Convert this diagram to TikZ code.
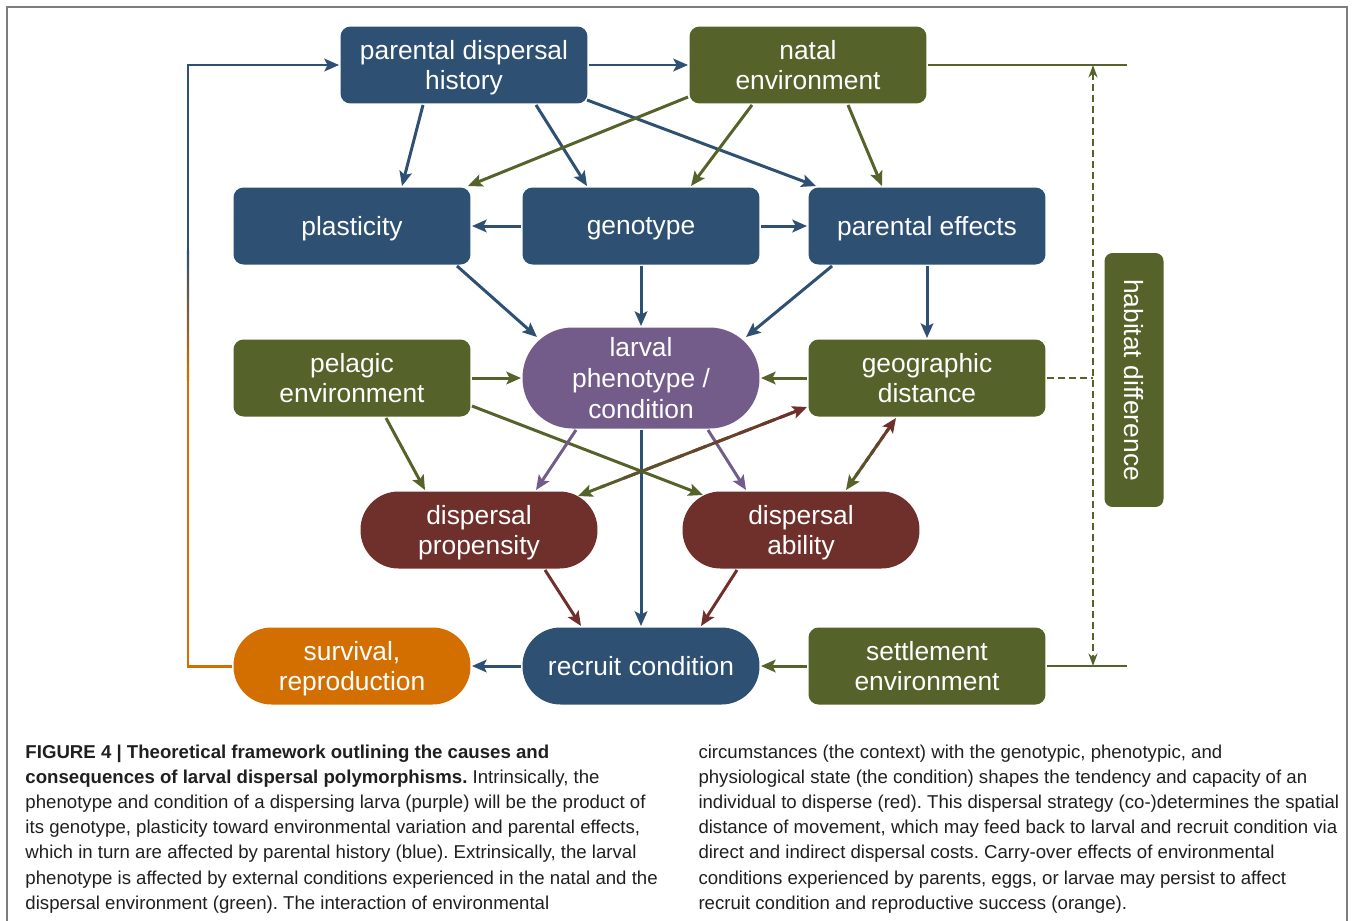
\documentclass[tikz,border=0pt]{standalone}
\usepackage{fontspec}
\setmainfont{Liberation Sans}
\usepackage{xcolor}
\usepackage{tikz}
\usetikzlibrary{arrows.meta, positioning, calc}

\definecolor{dblue}{RGB}{45,80,115}
\definecolor{dgreen}{RGB}{85,98,42}
\definecolor{dpurple}{RGB}{115,92,138}
\definecolor{dred}{RGB}{111,48,44}
\definecolor{dorange}{RGB}{211,111,0}
\definecolor{framegray}{RGB}{125,125,125}

\tikzset{
  box/.style={rectangle, rounded corners=0.2cm, text=white, align=center,
    minimum width=4.74cm, minimum height=1.54cm, inner sep=0pt, text depth=0pt,
    font=\fontsize{15}{17.5}\selectfont},
  bluebox/.style={box, fill=dblue},
  greenbox/.style={box, fill=dgreen},
  pill/.style={box, rounded corners=0.76cm},
  redpill/.style={pill, fill=dred},
  caption/.style={anchor=north west, align=left, inner sep=0pt, text=black!88,
    font=\fontsize{10.6}{14.35}\selectfont\frenchspacing}
}

\begin{document}
\begin{tikzpicture}[x=0.02cm, y=-0.02cm,
    >={Stealth[length=2.9mm, width=2.5mm, inset=0.6mm]},
    line width=1.7pt]
  \useasboundingbox (0,0) rectangle (1354,920);
  \draw[framegray, line width=1pt] (7,940) -- (7,7) -- (1347,7) -- (1347,940);

  \node at (464,65) (pdh) [bluebox, minimum width=4.94cm] {parental dispersal\\history};
  \node at (808,65) (natal) [greenbox] {natal\\environment};
  \node at (352,226) (plast) [bluebox] {plasticity};
  \node at (641,226) (geno) [bluebox] {genotype};
  \node at (927,226) (peff) [bluebox] {parental effects};
  \node at (352,378) (pelag) [greenbox] {pelagic\\environment};
  \node at (641,378) (larv) [box, fill=dpurple, minimum height=2.02cm, rounded corners=1cm] {larval\\phenotype /\\condition};
  \node at (927,378) (geog) [greenbox] {geographic\\distance};
  \node at (479,530) (prop) [redpill] {dispersal\\propensity};
  \node at (801,530) (abil) [redpill] {dispersal\\ability};
  \node at (352,666) (surv) [pill, fill=dorange] {survival,\\reproduction};
  \node at (641,666) (recr) [pill, fill=dblue] {recruit condition};
  \node at (927,666) (settl) [greenbox] {settlement\\environment};
  \node at (1134,380) (habit) [greenbox, rotate=-90, minimum width=5.08cm,
    minimum height=1.18cm, rounded corners=0.16cm] {habitat difference};

  % parental history (blue)
  \draw[->, dblue] (pdh) -- (natal);
  \draw[->, dblue] ($(pdh.south)+(-41,0)$) -- ($(plast.north)+(50,0)$);
  \draw[->, dblue] ($(pdh.south)+(72,0)$) -- ($(geno.north)+(-54,0)$);
  \draw[->, dblue] ($(pdh.south east)+(-2,-5)$) -- ($(peff.north west)+(9,0)$);
  \draw[->, dblue] (geno) -- (plast);
  \draw[->, dblue] (geno) -- (peff);
  \draw[->, dblue] ($(plast.south east)+(-15,0)$) -- ($(larv.center)+(-104,-41)$);
  \draw[->, dblue] (geno) -- (larv);
  \draw[->, dblue] ($(peff.south west)+(25,0)$) -- ($(larv.center)+(105,-41)$);
  \draw[->, dblue] (peff) -- (geog);
  \draw[->, dblue] (larv) -- (recr);
  \draw[->, dblue] (recr) -- (surv);

  % environment (green)
  \draw[->, dgreen] ($(natal.south west)+(0,-8)$) -- ($(plast.north east)+(-4,0)$);
  \draw[->, dgreen] ($(natal.south)+(-56,0)$) -- ($(geno.north)+(50,0)$);
  \draw[->, dgreen] ($(natal.south)+(40,0)$) -- ($(peff.north)+(-45,0)$);
  \draw[->, dgreen] (pelag) -- (larv);
  \draw[->, dgreen] (geog) -- (larv);
  \draw[->, dgreen] ($(pelag.south)+(34,0)$) -- ($(prop.north)+(-54,0)$);
  \draw[->, dgreen] ($(pelag.east)+(0,28)$) -- ($(abil.center)+(-98,-35)$);
  \draw[->, dgreen] (settl) -- (recr);

  % larva (purple) and dispersal (red)
  \draw[->, dpurple] ($(larv.south)+(-65,0)$) -- ($(prop.north)+(57,0)$);
  \draw[->, dpurple] ($(larv.south)+(67,0)$) -- ($(abil.north)+(-55,0)$);
  \draw[->, dred] ($(prop.south)+(66,0)$) -- ($(recr.north)+(-60,0)$);
  \draw[->, dred] ($(abil.south)+(-64,0)$) -- ($(recr.north)+(60,0)$);

  % two-way links with geographic distance
  \coordinate (pg1) at ($(prop.center)+(99,-34)$);
  \coordinate (pg2) at ($(geog.south west)+(0,-11)$);
  \coordinate (ag1) at ($(abil.north)+(45,0)$);
  \coordinate (ag2) at ($(geog.south)+(-31,0)$);
  \foreach \s/\e in {pg1/pg2, ag1/ag2} {
    \foreach \i [evaluate=\i as \a using \i/10,
                 evaluate=\i as \b using (\i+1.6)/10,
                 evaluate=\i as \p using int(\i*10+5)] in {1,...,8}
      \draw[dred!\p!dgreen] ($(\s)!\a!(\e)$) -- ($(\s)!\b!(\e)$);
    \draw[->, dgreen] ($(\s)!0.12!(\e)$) -- (\s);
    \draw[->, dred] ($(\s)!0.88!(\e)$) -- (\e);
  }

  % feedback to parents
  \coordinate (fbB) at (188,666);
  \coordinate (fbL) at (188,380);
  \coordinate (fbU) at (188,250);
  \coordinate (fbT) at (188,65);
  \draw[dorange] (surv.west) -- (fbB) -- (fbL);
  \shade[top color=dblue, bottom color=dorange] ($(fbL)+(-1.2,0)$) rectangle ($(fbU)+(1.2,0)$);
  \draw[->, dblue] (fbU) -- (fbT) -- (pdh.west);

  % habitat difference
  \coordinate (hT) at (1127,65);
  \coordinate (hB) at (1127,666);
  \coordinate (dT) at (1093,65);
  \coordinate (dB) at (1093,666);
  \coordinate (dM) at (1093,378);
  \draw[dgreen, line width=0.9pt] (natal.east) -- (hT);
  \draw[dgreen, line width=0.9pt] (settl.east) -- (hB);
  \draw[{Stealth[length=2.5mm, width=1.8mm]}-{Stealth[length=2.5mm, width=1.8mm]},
    dgreen, line width=1.3pt, dash pattern=on 0.14cm off 0.08cm] (dT) -- (dB);
  \draw[dgreen, line width=1.3pt, dash pattern=on 0.14cm off 0.08cm] (geog.east) -- (dM);

  % caption
  \node at (24,743) (capl) [caption] {%
    \textbf{FIGURE 4 | Theoretical framework outlining the causes and}\\
    \textbf{consequences of larval dispersal polymorphisms.} Intrinsically, the\\
    phenotype and condition of a dispersing larva (purple) will be the product of\\
    its genotype, plasticity toward environmental variation and parental effects,\\
    which in turn are affected by parental history (blue). Extrinsically, the larval\\
    phenotype is affected by external conditions experienced in the natal and the\\
    dispersal environment (green). The interaction of environmental};
  \node at (697,743) (capr) [caption] {%
    circumstances (the context) with the genotypic, phenotypic, and\\
    physiological state (the condition) shapes the tendency and capacity of an\\
    individual to disperse (red). This dispersal strategy (co-)determines the spatial\\
    distance of movement, which may feed back to larval and recruit condition via\\
    direct and indirect dispersal costs. Carry-over effects of environmental\\
    conditions experienced by parents, eggs, or larvae may persist to affect\\
    recruit condition and reproductive success (orange).};
\end{tikzpicture}
\end{document}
+ + +
● Task description: Every line of the data above should be quoted exactly. Omit the pictures.

● Written solution:
Convert this diagram to TikZ code.
\documentclass[tikz,border=0pt]{standalone}
\usepackage{fontspec}
\setmainfont{Liberation Sans}
\usepackage{xcolor}
\usepackage{tikz}
\usetikzlibrary{arrows.meta, positioning, calc}

\definecolor{dblue}{RGB}{45,80,115}
\definecolor{dgreen}{RGB}{85,98,42}
\definecolor{dpurple}{RGB}{115,92,138}
\definecolor{dred}{RGB}{111,48,44}
\definecolor{dorange}{RGB}{211,111,0}
\definecolor{framegray}{RGB}{125,125,125}

\tikzset{
  box/.style={rectangle, rounded corners=0.2cm, text=white, align=center,
    minimum width=4.74cm, minimum height=1.54cm, inner sep=0pt, text depth=0pt,
    font=\fontsize{15}{17.5}\selectfont},
  bluebox/.style={box, fill=dblue},
  greenbox/.style={box, fill=dgreen},
  pill/.style={box, rounded corners=0.76cm},
  redpill/.style={pill, fill=dred},
  caption/.style={anchor=north west, align=left, inner sep=0pt, text=black!88,
    font=\fontsize{10.6}{14.35}\selectfont\frenchspacing}
}

\begin{document}
\begin{tikzpicture}[x=0.02cm, y=-0.02cm,
    >={Stealth[length=2.9mm, width=2.5mm, inset=0.6mm]},
    line width=1.7pt]
  \useasboundingbox (0,0) rectangle (1354,920);
  \draw[framegray, line width=1pt] (7,940) -- (7,7) -- (1347,7) -- (1347,940);

  \node at (464,65) (pdh) [bluebox, minimum width=4.94cm] {parental dispersal\\history};
  \node at (808,65) (natal) [greenbox] {natal\\environment};
  \node at (352,226) (plast) [bluebox] {plasticity};
  \node at (641,226) (geno) [bluebox] {genotype};
  \node at (927,226) (peff) [bluebox] {parental effects};
  \node at (352,378) (pelag) [greenbox] {pelagic\\environment};
  \node at (641,378) (larv) [box, fill=dpurple, minimum height=2.02cm, rounded corners=1cm] {larval\\phenotype /\\condition};
  \node at (927,378) (geog) [greenbox] {geographic\\distance};
  \node at (479,530) (prop) [redpill] {dispersal\\propensity};
  \node at (801,530) (abil) [redpill] {dispersal\\ability};
  \node at (352,666) (surv) [pill, fill=dorange] {survival,\\reproduction};
  \node at (641,666) (recr) [pill, fill=dblue] {recruit condition};
  \node at (927,666) (settl) [greenbox] {settlement\\environment};
  \node at (1134,380) (habit) [greenbox, rotate=-90, minimum width=5.08cm,
    minimum height=1.18cm, rounded corners=0.16cm] {habitat difference};

  % parental history (blue)
  \draw[->, dblue] (pdh) -- (natal);
  \draw[->, dblue] ($(pdh.south)+(-41,0)$) -- ($(plast.north)+(50,0)$);
  \draw[->, dblue] ($(pdh.south)+(72,0)$) -- ($(geno.north)+(-54,0)$);
  \draw[->, dblue] ($(pdh.south east)+(-2,-5)$) -- ($(peff.north west)+(9,0)$);
  \draw[->, dblue] (geno) -- (plast);
  \draw[->, dblue] (geno) -- (peff);
  \draw[->, dblue] ($(plast.south east)+(-15,0)$) -- ($(larv.center)+(-104,-41)$);
  \draw[->, dblue] (geno) -- (larv);
  \draw[->, dblue] ($(peff.south west)+(25,0)$) -- ($(larv.center)+(105,-41)$);
  \draw[->, dblue] (peff) -- (geog);
  \draw[->, dblue] (larv) -- (recr);
  \draw[->, dblue] (recr) -- (surv);

  % environment (green)
  \draw[->, dgreen] ($(natal.south west)+(0,-8)$) -- ($(plast.north east)+(-4,0)$);
  \draw[->, dgreen] ($(natal.south)+(-56,0)$) -- ($(geno.north)+(50,0)$);
  \draw[->, dgreen] ($(natal.south)+(40,0)$) -- ($(peff.north)+(-45,0)$);
  \draw[->, dgreen] (pelag) -- (larv);
  \draw[->, dgreen] (geog) -- (larv);
  \draw[->, dgreen] ($(pelag.south)+(34,0)$) -- ($(prop.north)+(-54,0)$);
  \draw[->, dgreen] ($(pelag.east)+(0,28)$) -- ($(abil.center)+(-98,-35)$);
  \draw[->, dgreen] (settl) -- (recr);

  % larva (purple) and dispersal (red)
  \draw[->, dpurple] ($(larv.south)+(-65,0)$) -- ($(prop.north)+(57,0)$);
  \draw[->, dpurple] ($(larv.south)+(67,0)$) -- ($(abil.north)+(-55,0)$);
  \draw[->, dred] ($(prop.south)+(66,0)$) -- ($(recr.north)+(-60,0)$);
  \draw[->, dred] ($(abil.south)+(-64,0)$) -- ($(recr.north)+(60,0)$);

  % two-way links with geographic distance
  \coordinate (pg1) at ($(prop.center)+(99,-34)$);
  \coordinate (pg2) at ($(geog.south west)+(0,-11)$);
  \coordinate (ag1) at ($(abil.north)+(45,0)$);
  \coordinate (ag2) at ($(geog.south)+(-31,0)$);
  \foreach \s/\e in {pg1/pg2, ag1/ag2} {
    \foreach \i [evaluate=\i as \a using \i/10,
                 evaluate=\i as \b using (\i+1.6)/10,
                 evaluate=\i as \p using int(\i*10+5)] in {1,...,8}
      \draw[dred!\p!dgreen] ($(\s)!\a!(\e)$) -- ($(\s)!\b!(\e)$);
    \draw[->, dgreen] ($(\s)!0.12!(\e)$) -- (\s);
    \draw[->, dred] ($(\s)!0.88!(\e)$) -- (\e);
  }

  % feedback to parents
  \coordinate (fbB) at (188,666);
  \coordinate (fbL) at (188,380);
  \coordinate (fbU) at (188,250);
  \coordinate (fbT) at (188,65);
  \draw[dorange] (surv.west) -- (fbB) -- (fbL);
  \shade[top color=dblue, bottom color=dorange] ($(fbL)+(-1.2,0)$) rectangle ($(fbU)+(1.2,0)$);
  \draw[->, dblue] (fbU) -- (fbT) -- (pdh.west);

  % habitat difference
  \coordinate (hT) at (1127,65);
  \coordinate (hB) at (1127,666);
  \coordinate (dT) at (1093,65);
  \coordinate (dB) at (1093,666);
  \coordinate (dM) at (1093,378);
  \draw[dgreen, line width=0.9pt] (natal.east) -- (hT);
  \draw[dgreen, line width=0.9pt] (settl.east) -- (hB);
  \draw[{Stealth[length=2.5mm, width=1.8mm]}-{Stealth[length=2.5mm, width=1.8mm]},
    dgreen, line width=1.3pt, dash pattern=on 0.14cm off 0.08cm] (dT) -- (dB);
  \draw[dgreen, line width=1.3pt, dash pattern=on 0.14cm off 0.08cm] (geog.east) -- (dM);

  % caption
  \node at (24,743) (capl) [caption] {%
    \textbf{FIGURE 4 | Theoretical framework outlining the causes and}\\
    \textbf{consequences of larval dispersal polymorphisms.} Intrinsically, the\\
    phenotype and condition of a dispersing larva (purple) will be the product of\\
    its genotype, plasticity toward environmental variation and parental effects,\\
    which in turn are affected by parental history (blue). Extrinsically, the larval\\
    phenotype is affected by external conditions experienced in the natal and the\\
    dispersal environment (green). The interaction of environmental};
  \node at (697,743) (capr) [caption] {%
    circumstances (the context) with the genotypic, phenotypic, and\\
    physiological state (the condition) shapes the tendency and capacity of an\\
    individual to disperse (red). This dispersal strategy (co-)determines the spatial\\
    distance of movement, which may feed back to larval and recruit condition via\\
    direct and indirect dispersal costs. Carry-over effects of environmental\\
    conditions experienced by parents, eggs, or larvae may persist to affect\\
    recruit condition and reproductive success (orange).};
\end{tikzpicture}
\end{document}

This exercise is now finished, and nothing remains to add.